Okay, let’s talk about Crazy Mama (1975). This film was directed by Jonathan Demme (Silence of the Lambs) and produced by Julie Corman, wife of the B-movie king Roger Corman. It follows up on earlier Corman films Bloody Mama and Big Bad Mama. It stars Cloris Leachman and Donny Most, and is the first on-screen appearance for actors Bill Paxton and Dennis Quaid.
The film opens with a brief scene in Jerusalem, Arkansas, in 1932, where the bank and the sheriff have come to foreclose on the Stokes’ family home. A shootout causes the death of the Stokes’ patriarch, leaving his wife and young daughter behind. We then jump time and location to 1958 California, where we catch up with the Stokes women: matriarch Sheba (Ann Southern, “My Mother The Car”), daughter Melba (Cloris Leachman, Young Frankenstein) and granddaughter Cheryl (Linda Purl, “Happy Days”, “The Office”). Cheryl discovers she is pregnant by her boyfriend Shawn, played by Donny Most (“Happy Days”). The three Stokes ladies are running a beauty parlor, and once again deeply in debt. The landlord, played by Jim Backus (“Gilligan’s Island”) in a fez, arrives to seize the property, and the ladies go crazy. They steal his car and go on the run.
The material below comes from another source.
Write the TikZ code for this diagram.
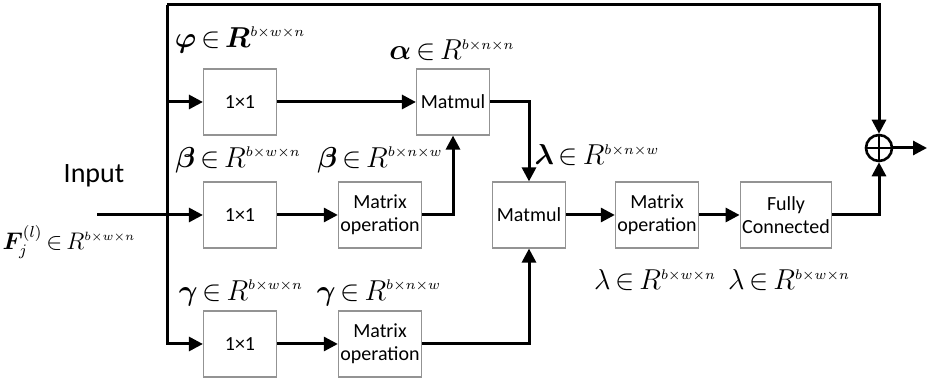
\documentclass[tikz,border=0pt]{standalone}
\usepackage{amsmath}
\usepackage{amssymb}
\usepackage{bm}
\usepackage{fontspec}
\setsansfont{Carlito}
\usetikzlibrary{arrows.meta,positioning,calc}

% small superscript for the tensor sizes, tight element sign
\newcommand{\dims}[3]{^{\scriptscriptstyle #1\times #2\times #3}}
\newcommand{\inn}{{\,\in\,}}

\begin{document}
\begin{tikzpicture}[x=0.5pt,y=-0.5pt,
    blk/.style={draw=gray!85, line width=0.6pt, minimum width=36.5pt, minimum height=33pt,
                align=center, inner sep=1pt, font=\sffamily\fontsize{10}{11.5}\selectfont},
    opblk/.style={blk, minimum width=39pt},
    flow/.style={line width=1.5pt, -{Triangle[length=7pt,width=7pt]}},
    lbl/.style={inner sep=0pt, font=\fontsize{13.8}{16}\selectfont}]

    % Fix the frame of the picture
    \useasboundingbox (0,0) rectangle (927,383);

    % The three 1x1 branches
    \node[blk] (phi) at (240,102) {1×1};
    \node[blk] (beta) at (240,215) {1×1};
    \node[blk] (gam) at (240,344) {1×1};

    % Matrix operations and products
    \node[blk] (mmA) at (453,102) {Matmul};
    \node[opblk] (opB) at (380,215) {Matrix\\operation};
    \node[opblk] (opG) at (380,344) {Matrix\\operation};
    \node[blk] (mmB) at (529,215) {Matmul};
    \node[opblk] (opL) at (657,215) {Matrix\\operation};
    \node[blk, minimum width=42.5pt] (fc) at (786,215) {Fully\\Connected};

    % The sum at the right
    \node[circle, draw, line width=1.3pt, minimum size=13pt, inner sep=0pt] (sum) at (879,148) {};
    \draw[line width=1.3pt] (sum.north) -- (sum.south);
    \draw[line width=1.3pt] (sum.west) -- (sum.east);

    % Free ends of the connectors
    \coordinate (in) at (97,215);
    \coordinate (tl) at (167,5);
    \coordinate (out) at (927,148);

    % Input and the shortcut over the top
    \draw[flow] (in) -- (beta);
    \draw[flow] (tl) |- (gam.west);
    \draw[flow] (tl |- phi) -- (phi);
    \draw[flow] (tl) -| (sum.north);

    % Connectors between the blocks
    \draw[flow] (phi) -- (mmA);
    \draw[flow] (beta) -- (opB);
    \draw[flow] (opB.east) -| (mmA.south);
    \draw[flow] (gam) -- (opG);
    \draw[flow] (opG.east) -| (mmB.south);
    \draw[flow] (mmA.east) -| (mmB.north);
    \draw[flow] (mmB) -- (opL);
    \draw[flow] (opL) -- (fc);
    \draw[flow] (fc.east) -| (sum.south);
    \draw[flow] (sum.east) -- (out);

    % Labels
    \node[inner sep=0pt, font=\sffamily\fontsize{14}{16}\selectfont] (inp) at (94,176) {Input};
    \node[inner sep=0pt, font=\fontsize{11.5}{13}\selectfont] (lF) at (69,242) {$\bm{F}_j^{(l)}\inn R\dims{b}{w}{n}$};
    \node[lbl] (lphi) at (240,40) {$\bm{\varphi}\inn\bm{R}\dims{b}{w}{n}$};
    \node[lbl] (lalpha) at (452,50) {$\bm{\alpha}\inn R\dims{b}{n}{n}$};
    \node[lbl] (lbeta1) at (238,160) {$\bm{\beta}\inn R\dims{b}{w}{n}$};
    \node[lbl] (lbeta2) at (380,160) {$\bm{\beta}\inn R\dims{b}{n}{w}$};
    \node[lbl] (lgam1) at (241,293) {$\bm{\gamma}\inn R\dims{b}{w}{n}$};
    \node[lbl] (lgam2) at (379,293) {$\bm{\gamma}\inn R\dims{b}{n}{w}$};
    \node[lbl] (llam1) at (597,155) {$\bm{\lambda}\inn R\dims{b}{n}{w}$};
    \node[lbl] (llam2) at (655,280) {$\lambda\inn R\dims{b}{w}{n}$};
    \node[lbl] (llam3) at (789,280) {$\lambda\inn R\dims{b}{w}{n}$};
\end{tikzpicture}
\end{document}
The Stokes women decide to go collect enough money to buy back their farm in Jerusalem. They begin with Las Vegas, where they pick up a womanizing Texas sheriff named Jim Bob (Stuart Whitman, Night of the Lepus, “Superboy”) and an elderly gambler named Bertha (Merie Earle, “The Waltons”) to join their crew. Cheryl, the youngest Stokes, also picks up a second lover along the way, a greaser named “Snake” (Cloris Leachman’s son Bryan Englund). It’s fun watching Donny Most monologue through why the new threesome both bothers him and seems normal.
Eventually the group go on a crime spree, knocking over gas stations and a motorcycle race, before Jim Bob decided to fake his own kidnapping to get ransom money from the rich wife he abandoned in Texas. The ransom drop goes wrong, and both Jim Bob and Bertha are killed by police. The rest of the family makes it to Jerusalem, only to find their old family home converted into a country club, where the son of the banker who foreclosed on them is getting married. Mama Sheba dies in a shootout in the country club. A year later, the ladies are back in California, still with Shawn and Snake, now running their own food stand. And once again, the landlord has come calling and their isn’t enough money. Roll credits.
The film is a rapid-fire hot mess, like making and serving dinner by stuffing all the ingredients in a cannon and firing it at the table. It isn’t anyone in particular’s fault. Demme came on late and hated the script, rewriting scenes as they shot. Production was hurried, and Julie Corman went into labor in the middle of the 3-week shoot. It’s got some charming scenes, but mostly either bogs down or moves too fast with little explanation – it never seems to find a comfortable groove.
As I said, this film marks the onscreen debuts for both Dennis Quaid and Bill Paxton. Quaid plays a bellhop in the hotel scene when Jim Bob gets kidnapped. He has no lines, just chews gum and looks shocked when the guns come out. Paxton plays a deputy cop, and gets two whole lines. You can see him briefly in the police car calling for backup.